There is no simple answer to your question, but I do not think it was some organized conspiracy to keep economists from reading evil chaos theory at a decent price, although I used to tell myself it was during the period I was getting rejected. About a third of the publishers simply sent it back with no comment. Several others sent it back with something along the lines of "this does not fit our interests/list/whatever at this time." Several others actually sent it out for review and got negative reviews. Some of those reviews were unreasonable, even ridiculous. A few made good points that led me to make corrective revisions. The irony is that once the book came out, it got nothing but highly favorable reviews in all the journals that reviewed it. I gather it is now viewed as almost boring, a general reference work because of its thoroughness, and that is often what is cited as.

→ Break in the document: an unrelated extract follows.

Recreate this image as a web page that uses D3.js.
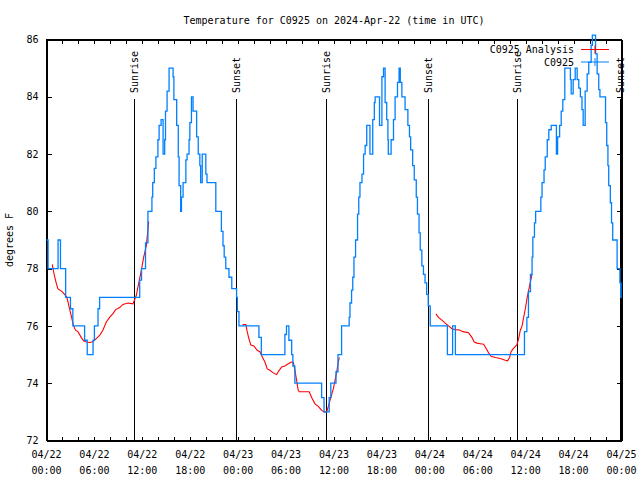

Kluwer just happens to be one of those publishers that simply does not issue paperbacks and usually aims at breaking even by selling a few overpriced copies of its books to enough libraries, with little serious expectation of selling to the public. I had the sense that my book did not fit that description, but after 13 rejections I was not able to push my line very hard. I have stuck with them for the second edition out of sheer loyalty and the fact that the same editor is there (Zach Rolnick), who cuts me a lot of slack. Changes of editors are a major bain of the book publishing biz, as anybody on this list who does any publishing of books can no doubt attest. Barkley Rosser email: rosserjb at jmu.edu website: http://cob.jmu.edu/rosserjb
-----Original Message----- From: Lisa & Ian Murray <seamus at accessone.com> To: lbo-talk at lists.panix.com <lbo-talk at lists.panix.com> Date: Wednesday, February 14, 2001 4:09 PM Subject: RE: my book
>Jr. wrote>>
>> Since the issue of my book and its cost was
>> a topic of discussion when I showed back up on
>> the list (sorry to catch you offguard, Yoshie), I thought
>> I would make a few further points.
>*******
>
>Barkley,
>I was the one making the complaint about cost :-(
>Anyway, why would 13 publishers reject your stuff? Do they consider it too
>subversive and thus don't want it accessible to the unwashed masses if it
were
>affordable? The genre of chaos does well in other disciplines at pretty
decent
>prices, why should economics texts be a holdout and why don't more
economists
>use chaotic modeling/narratives? I got the reference to Machover and
Farjoun's
>work from the Amariglio and Ruccio essay in "Why Economists Disagree" and
found
>the piece interesting enough to try and find the work. Is chaos as a social
>ontology/political economy too much of a taboo in the econ. profession; a
fear
>of the a-rational and/or irrational in social life emerging from a
misreading of
>human agency by rational choice theorists etc?